You can gauge customer loyalty and get a big picture glance of how people feel about your business.
In fact, you can use your NPS to jump start your business and use it as a pivotal piece of your marketing strategy.
Yet, it isn’t always straightforward to decide what to do with the information. To help, we look at NPS best practices and the next steps after analyzing your score.
Nurture Your Promoters
While it may seem easy to set these folks on the backburner, you want to improve your 9s and keep your 10s. To do this, you want to nurture these customers to keep them in the positive column.
The last thing you want to do with your promoters is take them for granted and turn them into passives or detractors.
Continue to strengthen your relationships with these customers. Consider sending them a thank you note with a special promotion or company swag.
It’s helpful to plan a strategy for nurturing these customers. It’s always easier to keep a customer than get a new one, but don’t become complacent. Create a strategy that nurtures them, and they’ll return the favor in kind.
Reach Out to Your Passives
Your passives are completely neutral when it comes to your business.
They are stuck in the middle and feeling neither negatively nor positively about your business.
When reaching out to them, you show them that you really are interested in what they have to say.
You want to let them know that you’d like to know more about their feelings toward your business.
Consider sending a letter thanking them for their response and asking them what you could do to improve your experience.
Your passives may feel negatively but didn’t want to say so in the survey, but they may open up with more personal interaction.
Or, you might find out that you can fix something simple to turn them into promoters.
The final goal for this group is moving them from the passive column to the promoter column for your next NPS survey.
Handle the Detractors
Your detractors aren’t likely to return and spend money at your business. They are also likely to leave you negative online reviews and speak negatively about you.
The good news is that you can encourage just the opposite by reaching out to them.
Consider their low NPS scores as a warning that you have a shot at doing something about changing their minds.
In fact, did you know that up to 95% of customers will give you a second chance if you handle their complaint successfully and in a timely manner?
Doing this also helps eliminate the chance that they’ll spread negativity by word of mouth.
Just like with your promoters and your passives, reaching out says you care. And, with this group of people, it will mean a lot.

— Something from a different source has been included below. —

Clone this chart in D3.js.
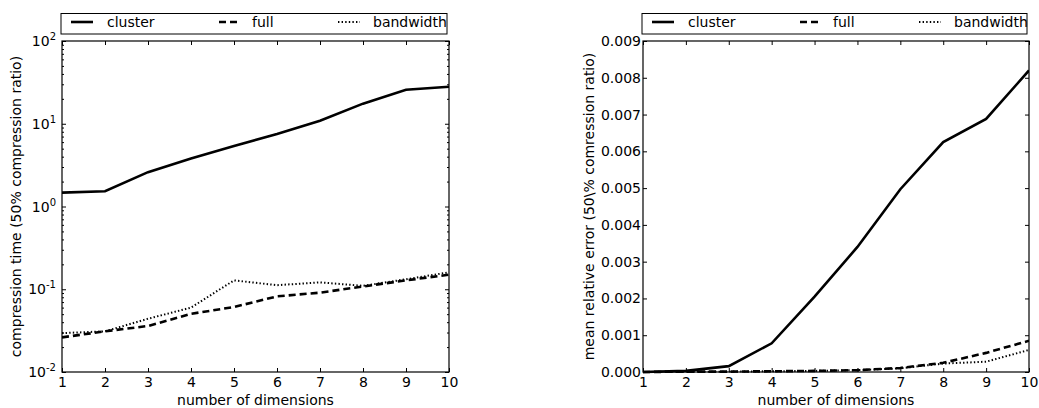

The team member who responds should first apologize that your company didn’t meet their needs and acknowledge their negative experience that led to them not recommending you. Offer them the chance to share about what you could do to improve.
Not only does this show good will, but it lets them know you are truly interested in improving.
Finally, come up with a solution to help. This may not be immediate, but it should be timely after the first conversation.
Share Feedback with Your Employees
By sharing your score with your team members, you can all work together to improve your score. Ultimately improving your score improves your company’s overall bottom line.
Use Your Score to Improve Customer Interactions
In addition to reaching out to your current customers, you can use your NPS score to improve interactions with future customers.
Today’s culture is customer-driven, and if you aren’t meeting their needs, they’re going to find someone who is.
Commit your company to improving your score, and that starts with your staff and your company culture.
Know why someone would recommend your company and why they wouldn’t. Do what you can to improve upon why they wouldn’t.
While this may seem counterintuitive to getting results, it’s imperative if you want to be able to follow up with your customers.
Your best way to use your NPS after analyzing your results is to reach out to all three groups: your promoters, your passives, and your detractors.
With each group your strategy might be a bit different, but your goal is the same: to increase your score and retain the high scoring customers you do have.
You can follow up through your survey email system, a personal phone call, or even a handwritten note.
When doing this, follow up in a timely manner and don’t let too much time lapse between when the survey went out and when you respond. Your customers aren’t going to remember what they said if their thoughts aren’t fresh in their mind.
What’s more, when you respond to a poor rating quickly, you’ll have a better shot at resolving the issue.
Finally, make sure that the people responding to your customers are well-versed in the art of customer service and conflict management. They should be highly skilled in relationship building because they are the face of your business.